The change of SAC’s e-mail policy in the fall of 2008 was voluntary. Before 2012, preserving such communications was optional for hedge funds not registered with the SEC as investment advisers. As of March 2012, all hedge funds had to register as investment advisers and were required to adopt record-retention policies.

Jonathan Gasthalter, a spokesman for SAC, declined to comment on why the policy change was voluntarily initiated. Ellen Davis, a spokeswoman for Bharara, declined to comment, as did SEC spokesman John Nester.

Martoma Evidence

Prosecutors have told the federal judge presiding over the Martoma case that they don’t plan to rely on recorded phone conversations as evidence against him.

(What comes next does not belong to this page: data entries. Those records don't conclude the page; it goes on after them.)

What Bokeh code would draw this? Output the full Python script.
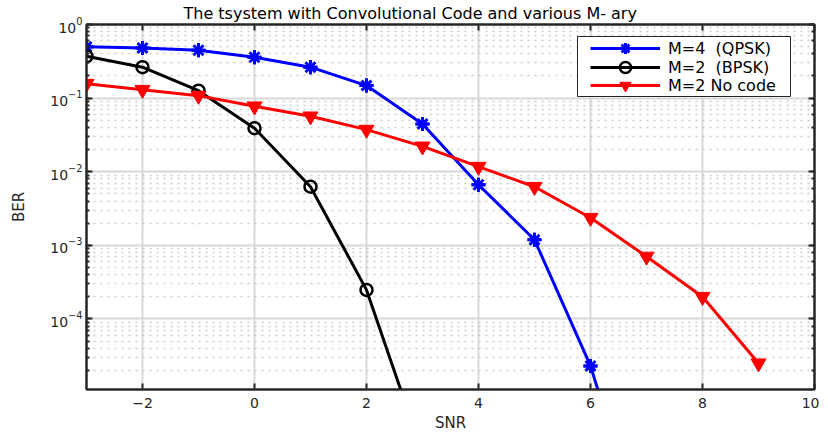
from bokeh.plotting import figure
from bokeh.models import (LogAxis, LinearAxis, FixedTicker, Legend, LegendItem, Title, Range1d,
                          LogTicker, BoxAnnotation)
from bokeh.embed import file_html
from bokeh.resources import INLINE

snr_qpsk = [-3, -2, -1, 0, 1, 2, 3, 4, 5, 6, 7]
ber_qpsk = [0.497, 0.48, 0.447, 0.359, 0.263, 0.148, 0.0446, 0.00665, 0.00119, 2.3e-5, 8e-8]
snr_bpsk = [-3, -2, -1, 0, 1, 2, 3]
ber_bpsk = [0.37, 0.263, 0.126, 0.039, 0.00625, 2.48e-4, 1.5e-6]
snr_nocode = [-3, -2, -1, 0, 1, 2, 3, 4, 5, 6, 7, 8, 9]
ber_nocode = [0.157, 0.13, 0.108, 0.0774, 0.0566, 0.0373, 0.0221, 0.0117, 0.00625, 0.00237, 7.05e-4, 2.0e-4, 2.5e-5]
x_ticks = [-2, 0, 2, 4, 6, 8, 10]
labels = ["M=4  (QPSK)", "M=2  (BPSK)", "M=2 No code"]
title_text = "The tsystem with Convolutional Code and various M- ary"

FONT = "DejaVu Sans"
AX = "#262626"

p = figure(width=819, height=434, y_axis_type="log", output_backend="svg", toolbar_location=None,
           x_range=Range1d(-3, 10), y_range=Range1d(1.1e-5, 1.0),
           min_border_left=86, min_border_right=5, min_border_top=23, min_border_bottom=44)

p.outline_line_color = AX
p.outline_line_width = 2
p.outline_line_alpha = 1

for ax in [p.xaxis[0], p.yaxis[0]]:
    ax.axis_line_color = AX
    ax.axis_line_width = 2
    ax.major_tick_in = 6
    ax.major_tick_out = 0
    ax.major_tick_line_width = 2
    ax.major_tick_line_color = AX
    ax.minor_tick_in = 3
    ax.minor_tick_out = 0
    ax.minor_tick_line_width = 2
    ax.minor_tick_line_color = AX
    ax.major_label_text_font = FONT
    ax.major_label_text_font_size = "14px"
    ax.major_label_text_color = AX
    ax.axis_label_text_font = FONT
    ax.axis_label_text_font_size = "15px"
    ax.axis_label_text_font_style = "normal"
    ax.axis_label_text_color = AX

p.xaxis[0].ticker = FixedTicker(ticks=x_ticks)
p.xaxis[0].axis_label = "SNR"
p.xaxis[0].major_label_standoff = 8
p.xaxis[0].axis_label_standoff = 3
p.yaxis[0].axis_label = "BER"
p.yaxis[0].major_label_standoff = 4
p.yaxis[0].axis_label_standoff = 19

rax = LogAxis(ticker=LogTicker(), axis_line_color=AX, axis_line_width=2,
              major_tick_in=6, major_tick_out=0, major_tick_line_width=2, major_tick_line_color=AX,
              minor_tick_in=3, minor_tick_out=0, minor_tick_line_width=2, minor_tick_line_color=AX,
              major_label_text_font_size="1px", major_label_text_alpha=0, major_label_standoff=0)
p.add_layout(rax, "right")

tax = LinearAxis(ticker=FixedTicker(ticks=x_ticks), axis_line_color=AX, axis_line_width=2,
                 major_tick_in=6, major_tick_out=0, major_tick_line_width=2, major_tick_line_color=AX,
                 minor_tick_in=0, minor_tick_out=0,
                 major_label_text_font_size="1px", major_label_text_alpha=0, major_label_standoff=0)
p.add_layout(tax, "above")

p.add_layout(Title(text=title_text, align="left", text_font=FONT, text_font_size="16px",
                   text_font_style="normal", text_color="#000000", standoff=3, offset=97), "above")

p.xgrid.grid_line_color = "#d9d9d9"
p.xgrid.grid_line_width = 2
p.ygrid.grid_line_color = "#d9d9d9"
p.ygrid.grid_line_width = 2
p.ygrid.minor_grid_line_color = "#cccccc"
p.ygrid.minor_grid_line_dash = "2 5"
p.ygrid.minor_grid_line_width = 1.5

# QPSK
l1 = p.line(snr_qpsk, ber_qpsk, line_color="#0000ff", line_width=3)
m1a = p.scatter(snr_qpsk, ber_qpsk, marker="asterisk", size=14, line_color="#0000ff", line_width=3)
m1b = p.scatter(snr_qpsk, ber_qpsk, marker="cross", size=14, line_color="#0000ff", line_width=3)
# BPSK
l2 = p.line(snr_bpsk, ber_bpsk, line_color="#000000", line_width=3)
m2 = p.scatter(snr_bpsk, ber_bpsk, marker="circle", size=12, line_color="#000000", line_width=2.5,
               fill_color=None)
# No code
l3 = p.line(snr_nocode, ber_nocode, line_color="#ff0000", line_width=3)
m3 = p.scatter(snr_nocode, ber_nocode, marker="inverted_triangle", size=15, line_color="#ff0000",
               fill_color="#ff0000", line_width=1)

# legend frame (canvas pixels)
p.add_layout(BoxAnnotation(left=577, right=790, top=36, bottom=96,
                           left_units="canvas", right_units="canvas",
                           top_units="canvas", bottom_units="canvas",
                           fill_color="white", fill_alpha=1, line_color=AX, line_width=1,
                           line_alpha=1))

entries = [[l1, m1a, m1b], [l2, m2], [l3, m3]]
legend_y = [327, 308, 290]
for lab, rends, ly in zip(labels, entries, legend_y):
    lg = Legend(items=[LegendItem(label=lab, renderers=rends)],
                location=(504, ly), glyph_width=70, glyph_height=28, label_height=28,
                spacing=0, padding=0, label_text_font=FONT, label_text_font_size="16px",
                label_text_color="#000000", border_line_alpha=0, background_fill_alpha=0,
                label_standoff=8, margin=0)
    p.add_layout(lg, "center")

open("out.html", "w").write(file_html(p, INLINE))
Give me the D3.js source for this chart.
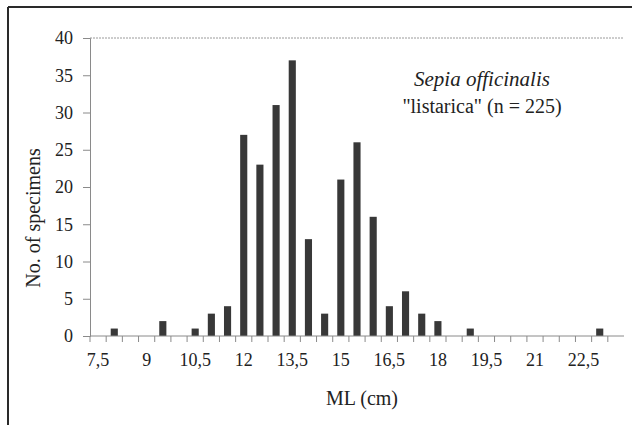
<!DOCTYPE html>
<html>
<head>
<meta charset="utf-8">
<script src="https://cdn.jsdelivr.net/npm/d3@7"></script>
<style>
  body { margin: 0; background: #fff; }
  svg { display: block; }
  svg text { font-family: "Liberation Serif", "Times New Roman", serif !important; }
</style>
</head>
<body>
<svg width="632" height="425"></svg>
<script>
// mantle length classes (cm) and counts
const lengths = [7.5, 8, 8.5, 9, 9.5, 10, 10.5, 11, 11.5, 12, 12.5, 13, 13.5, 14, 14.5, 15, 15.5,
  16, 16.5, 17, 17.5, 18, 18.5, 19, 19.5, 20, 20.5, 21, 21.5, 22, 22.5, 23, 23.5]
const counts = [0, 1, 0, 0, 2, 0, 1, 3, 4, 27, 23, 31, 37, 13, 3, 21, 26,
  16, 4, 6, 3, 2, 0, 1, 0, 0, 0, 0, 0, 0, 0, 1, 0]
const labelled = [7.5, 9, 10.5, 12, 13.5, 15, 16.5, 18, 19.5, 21, 22.5]
const yTicks = [0, 5, 10, 15, 20, 25, 30, 35, 40]

const data = lengths.map((l, i) => ({ l, n: counts[i] }))

const svg = d3.select('svg')
const margin = { left: 90, right: 8, top: 38, bottom: 89 }
const width = 632, height = 425

// frame lines of the scanned figure
svg.append('line').attr('x1', 8).attr('x2', width).attr('y1', 7).attr('y2', 7)
  .attr('stroke', '#2a2a2a').attr('stroke-width', 2)
svg.append('line').attr('x1', 8).attr('x2', 8).attr('y1', 7).attr('y2', height)
  .attr('stroke', '#2a2a2a').attr('stroke-width', 2)

const x = d3.scaleBand()
  .domain(lengths)
  .range([margin.left, width - margin.right])
  .padding(0)

const y = d3.scaleLinear()
  .domain([0, 40])
  .range([height - margin.bottom, margin.top])

// top gridline
svg.append('line')
  .attr('x1', x.range()[0]).attr('x2', x.range()[1])
  .attr('y1', y(40)).attr('y2', y(40))
  .attr('stroke', '#9a9a9a').attr('stroke-dasharray', '2,1')

// bars
const barFrac = 0.44
svg.append('g')
  .selectAll('rect')
  .data(data.filter(d => d.n > 0))
  .enter().append('rect')
    .attr('x', d => x(d.l) + x.bandwidth() * (1 - barFrac) / 2)
    .attr('width', x.bandwidth() * barFrac)
    .attr('y', d => y(d.n))
    .attr('height', d => y(0) - y(d.n))
    .attr('fill', '#383838')

// y axis
const yAxis = svg.append('g')
  .attr('transform', `translate(${margin.left},0)`)
  .call(d3.axisLeft(y).tickValues(yTicks).tickSize(7).tickPadding(10))
yAxis.attr('font-family', null)
yAxis.select('.domain').attr('stroke', '#8a8a8a')
yAxis.selectAll('.tick line').attr('stroke', '#8a8a8a')
yAxis.selectAll('text').attr('font-size', 18).attr('fill', '#222')

// x axis: labels centred on classes, ticks at class boundaries
const xAxis = svg.append('g')
  .attr('transform', `translate(0,${y(0)})`)
  .call(d3.axisBottom(x).tickValues(labelled).tickSize(0).tickPadding(17)
    .tickFormat(d => String(d).replace('.', ',')))
xAxis.attr('font-family', null)
xAxis.select('.domain').remove()
xAxis.selectAll('text').attr('font-size', 18).attr('fill', '#222')

svg.append('line')
  .attr('x1', x.range()[0]).attr('x2', x.range()[1])
  .attr('y1', y(0)).attr('y2', y(0))
  .attr('stroke', '#8a8a8a')

svg.append('g')
  .selectAll('line')
  .data(lengths)
  .enter().append('line')
    .attr('x1', d => x(d)).attr('x2', d => x(d))
    .attr('y1', y(0)).attr('y2', y(0) + 6)
    .attr('stroke', '#8a8a8a')

// axis titles
svg.append('text')
  .attr('transform', `translate(40,218) rotate(-90)`)
  .attr('text-anchor', 'middle')
  .attr('font-size', 20)
  .attr('fill', '#222')
  .text('No. of specimens')

svg.append('text')
  .attr('x', 362).attr('y', 405)
  .attr('text-anchor', 'middle')
  .attr('font-size', 20)
  .attr('fill', '#222')
  .text('ML (cm)')

// annotation
svg.append('text')
  .attr('x', 482).attr('y', 86)
  .attr('text-anchor', 'middle')
  .attr('font-size', 21)
  .attr('font-style', 'italic')
  .attr('fill', '#222')
  .text('Sepia officinalis')

svg.append('text')
  .attr('x', 482).attr('y', 113)
  .attr('text-anchor', 'middle')
  .attr('font-size', 20)
  .attr('fill', '#222')
  .text('"listarica" (n = 225)')
</script>
</body>
</html>
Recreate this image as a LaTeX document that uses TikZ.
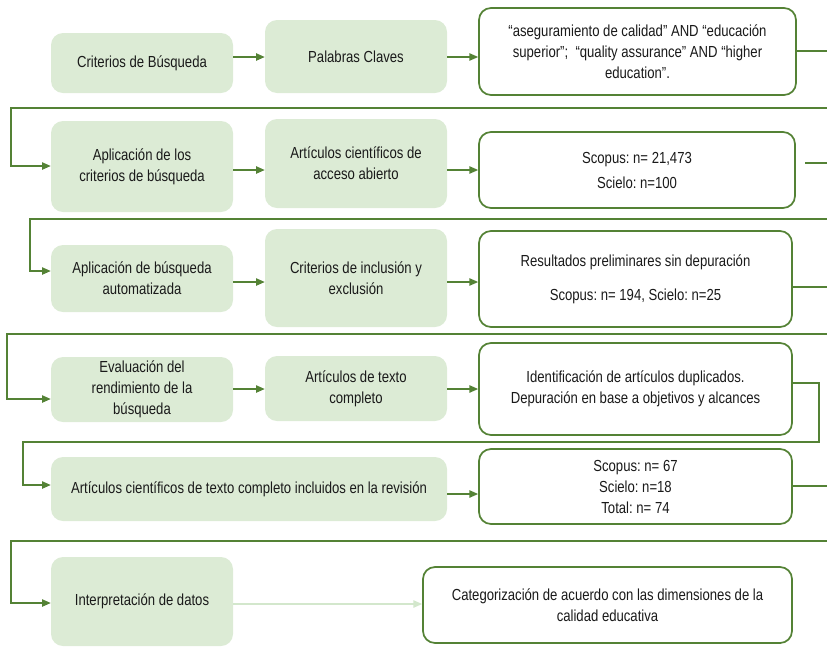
\documentclass[tikz,border=0pt]{standalone}
\usepackage{fontspec}
\setmainfont[FakeStretch=0.82]{Liberation Sans}
\usetikzlibrary{arrows.meta}
\definecolor{gfill}{HTML}{DCEBD5}
\definecolor{gline}{HTML}{548235}
\definecolor{faint}{HTML}{D3E7CC}
\definecolor{txt}{HTML}{1A1A1A}
\frenchspacing
\begin{document}
\begin{tikzpicture}[x=0.75pt,y=-0.75pt,
  box/.style={rounded corners=9pt, inner sep=0pt, align=center, text=txt, font=\frenchspacing\fontsize{12}{15.75}\selectfont},
  gbox/.style={box, fill=gfill},
  wbox/.style={box, draw=gline, line width=1.3pt, fill=white},
  sz/.style 2 args={minimum width=#1*0.75pt, minimum height=#2*0.75pt},
  conn/.style={draw=gline, line width=0.9pt},
  arr/.style={conn, -{Triangle[length=6.5pt,width=5.5pt]}},
  farr/.style={draw=faint, line width=0.9pt, -{Triangle[length=6.5pt,width=5.5pt]}}
]
\useasboundingbox (0,0) rectangle (827,647);

% ---------- nodes ----------
\node[gbox, sz={182}{60}] (g1) at (142,63) {Criterios de Búsqueda};
\node[gbox, sz={182}{73}] (g2) at (356,56.5) {Palabras Claves};
\node[wbox, sz={317}{87}] (w3) at (637.5,51.5) {“aseguramiento de calidad” AND “educación\\ superior”;~ “quality assurance” AND “higher\\ education”.};

\node[gbox, sz={182}{91}] (g4) at (142,166.5) {Aplicación de los\\criterios de búsqueda};
\node[gbox, sz={182}{89}] (g5) at (356,163.5) {Artículos científicos de\\acceso abierto};
\node[wbox, sz={316}{76}] (w6) at (637,170) {Scopus: n= 21,473\\[3pt]Scielo: n=100};

\node[gbox, sz={182}{67}] (g7) at (142,278.5) {Aplicación de búsqueda\\automatizada};
\node[gbox, sz={182}{98}] (g8) at (356,278) {Criterios de inclusión y\\exclusión};
\node[wbox, sz={313}{96}] (w9) at (635.5,279) {Resultados preliminares sin depuración\\[9.75pt]Scopus: n= 194, Scielo: n=25};

\node[gbox, sz={182}{65}] (g10) at (142,389.5) {Evaluación del\\rendimiento de la\\búsqueda};
\node[gbox, sz={182}{65}] (g11) at (356,388.5) {Artículos de texto\\completo};
\node[wbox, sz={313}{92}] (w12) at (635.5,389) {Identificación de artículos duplicados.\\Depuración en base a objetivos y alcances};

\node[gbox, sz={396}{64}] (g13) at (249,489) {Artículos científicos de texto completo incluidos en la revisión};
\node[wbox, sz={313}{75}] (w14) at (635.5,486.5) {Scopus: n= 67\\Scielo: n=18\\Total: n= 74};

\node[gbox, sz={182}{89}] (g15) at (142,601.5) {Interpretación de datos};
\node[wbox, sz={369}{76}] (w16) at (607.5,605) {Categorización de acuerdo con las dimensiones de la\\calidad educativa};

% ---------- helper coordinates ----------
\coordinate (y57) at (0,57);
\coordinate (y51) at (0,51);
\coordinate (y166) at (0,166);
\coordinate (y170) at (0,170);
\coordinate (y163) at (0,163);
\coordinate (y271) at (0,271);
\coordinate (y282) at (0,282);
\coordinate (y287) at (0,287);
\coordinate (y399) at (0,399);
\coordinate (y389) at (0,389);
\coordinate (y383) at (0,383);
\coordinate (y485) at (0,485);
\coordinate (y494) at (0,494);
\coordinate (y486) at (0,486);
\coordinate (y603) at (0,603);
\coordinate (y604) at (0,604);

\coordinate (r1) at (827,51);
\coordinate (L1a) at (827,108);
\coordinate (L1b) at (11,108);
\coordinate (s2a) at (805,163);
\coordinate (r2) at (827,163);
\coordinate (L2a) at (827,219);
\coordinate (L2b) at (30,219);
\coordinate (r3) at (827,287);
\coordinate (L3a) at (827,334);
\coordinate (L3b) at (7,334);
\coordinate (L4a) at (819,383);
\coordinate (L4b) at (819,442);
\coordinate (L4c) at (23,442);
\coordinate (r5) at (827,486);
\coordinate (L5a) at (827,541);
\coordinate (L5b) at (11,541);

% ---------- connectors ----------
% row 1
\draw[arr] (g1.east |- y57) -- (g2.west |- y57);
\draw[arr] (g2.east |- y57) -- (w3.west |- y57);
\draw[conn] (w3.east |- y51) -- (r1);
\draw[arr] (L1a) -- (L1b) |- (g4.west |- y166);
% row 2
\draw[arr] (g4.east |- y170) -- (g5.west |- y170);
\draw[arr] (g5.east |- y170) -- (w6.west |- y170);
\draw[conn] (s2a) -- (r2);
\draw[arr] (L2a) -- (L2b) |- (g7.west |- y271);
% row 3
\draw[arr] (g7.east |- y282) -- (g8.west |- y282);
\draw[arr] (g8.east |- y282) -- (w9.west |- y282);
\draw[conn] (w9.east |- y287) -- (r3);
\draw[arr] (L3a) -- (L3b) |- (g10.west |- y399);
% row 4
\draw[arr] (g10.east |- y389) -- (g11.west |- y389);
\draw[arr] (g11.east |- y389) -- (w12.west |- y389);
\draw[arr] (w12.east |- y383) -- (L4a) -- (L4b) -- (L4c) |- (g13.west |- y485);
% row 5
\draw[arr] (g13.east |- y494) -- (w14.west |- y494);
\draw[conn] (w14.east |- y486) -- (r5);
\draw[arr] (L5a) -- (L5b) |- (g15.west |- y603);
% row 6
\draw[farr] (g15.east |- y604) -- (w16.west |- y604);
\end{tikzpicture}
\end{document}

If Cohen were charged, he would replace Rajaratnam as the most prominent hedge fund figure implicated in the government’s six-year probe into insider trading on Wall Street.

Rajaratnam, accused of being the mastermind of a network of insider traders, was convicted in 2011 and sentenced to 11 years in prison. Prosecutors claim he made more than $50 million in profits from the trades, one-fifth that claimed in the Martoma/CR Intrinsic case.

The criminal case is U.S. v. Martoma, 12-02985, and the civil case is SEC v. CR Intrinsic Investors LLC, 12-08466, U.S. District Court, Southern District of New York (Manhattan).